Unfortunately, the max and min of these oscillations are not consistent, meaning they vary about a certain value. Also, one can see that this is no short data set, for the amount of points that I am mainly concentrated on stretches to about 50 million data points. Besides manually plotting all of these and going through each calibration roll to record the start and end of each one to manually take them out, is there any way to efficiently run the whole data set through a routine that quickly goes through the data, spots these occurrences of calibration rolls, and replaces that data with NaNs? The data structure I am working with are pandas Series
and DataFrames
.
Here's what I am doing to clean this rolls out:
Running a window size of 101 points, starting at zero, and sliding it point by point. For each slide of the window, I have it calculating the mean value, and if the mean value is below a certain value that neither the good data nor a mix of good and bad data can create(only the calibration rolls can produce), then it replaces the values from that window with NaNs and continues.

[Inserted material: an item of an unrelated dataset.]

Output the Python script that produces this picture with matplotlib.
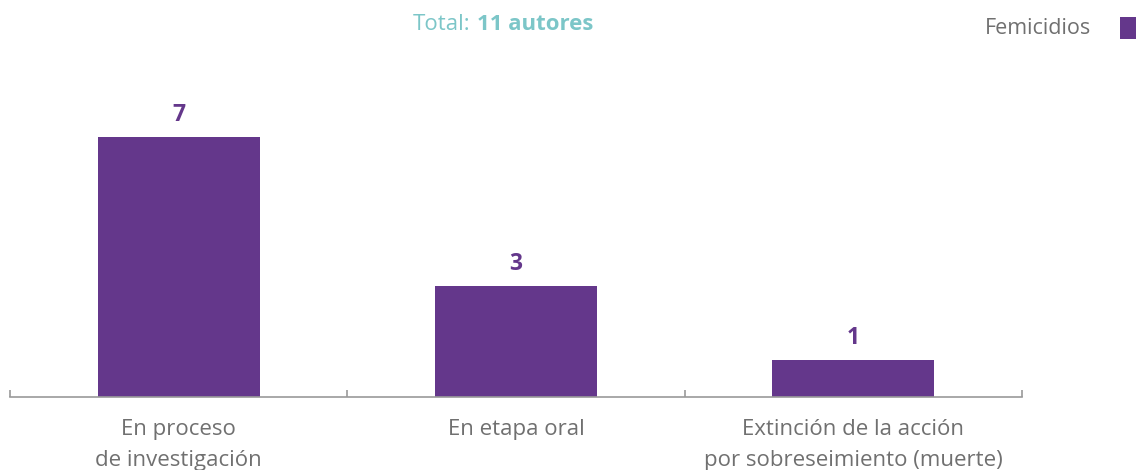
import matplotlib
matplotlib.use("Agg")
import matplotlib.pyplot as plt
from matplotlib.patches import Rectangle

categories = ["En proceso\nde investigación", "En etapa oral", "Extinción de la acción\npor sobreseimiento (muerte)"]
values = [7, 3, 1]
series_name = "Femicidios"
title_light = "Total:"
title_bold = "11 autores"

PURPLE = "#64378b"
TEAL = "#7cc6c8"
GREY = "#707070"
AXIS = "#9a9a9a"

plt.rcParams['font.family'] = ['Open Sans', 'DejaVu Sans']

W, H = 1136, 470
fig = plt.figure(figsize=(W/100, H/100), dpi=100)
ax = fig.add_axes([10/W, 1-397/H, 1012/W, (397-100)/H])

x = list(range(len(categories)))
ax.bar(x, values, width=0.48, color=PURPLE, zorder=2)
ax.set_xlim(-0.5, len(categories)-0.5)
ax.set_ylim(0, 8)

for xi, v in zip(x, values):
    ax.annotate(str(v), (xi, v), xytext=(0, 7), textcoords="offset points",
                ha="center", va="bottom", fontsize=16.5, fontweight="bold", color=PURPLE)

for s in ["top", "right", "left"]:
    ax.spines[s].set_visible(False)
ax.spines["bottom"].set_color(AXIS)
ax.spines["bottom"].set_linewidth(1.2)
ax.set_yticks([])
ax.set_xticks([i-0.5 for i in range(len(categories)+1)])
ax.set_xticklabels([])
ax.tick_params(axis="x", direction="in", length=5, width=1.2, color=AXIS)

for xi, c in zip(x, categories):
    ax.annotate(c, (xi, 0), xytext=(0, -16), textcoords="offset points",
                ha="center", va="top", fontsize=16, color=GREY, linespacing=1.58)

fig.text(470/W, 1-25/H, title_light, ha="right", va="center", fontsize=16, color=TEAL)
fig.text(477/W, 1-25/H, title_bold, ha="left", va="center", fontsize=16, color=TEAL, fontweight="bold")

fig.text(1091/W, 1-29/H, series_name, ha="right", va="center", fontsize=15.5, color=GREY)
fig.patches.append(Rectangle((1120/W, 1-39/H), 18/W, 22/H, transform=fig.transFigure,
                             facecolor=PURPLE, edgecolor="none"))

fig.savefig("out.png", dpi=100, facecolor="white")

I realize that it may take some good data out, which would not be ideal; however, I would like to see if anyone would have a better process or ran into a similar problem and had an effective way to get past it.
Edit:
I actually realized the the code i was implementing turned out to be very inefficient in addition to not bringing out the unique characteristics of the rolls. The code i have that does work now and runs relatively quickly is that as it runs through the whole time series once, it compares value holder with the ones before it and after, creating a 7 point stencil. The compare statements I have are very complex, however, it is designed to be as quick as with only a 2 step if-statment. The unique characteristic that is being used to rid of the rolls is that the values are mirrored over the y axis at unique spreads in data points, meaning, every 2 points is a positive value, the next 2 are around the negative of the previous 2 values, with an intermediate point in between the next set of 4 data points.
If i didnt say before, the data is on magnetic field variations in a plasma material, and it can fluctuate between positive and negative values, of course, but with this comes into a small problem with my removal routine, but sonething that is definitely not going to affect my goals in the long run.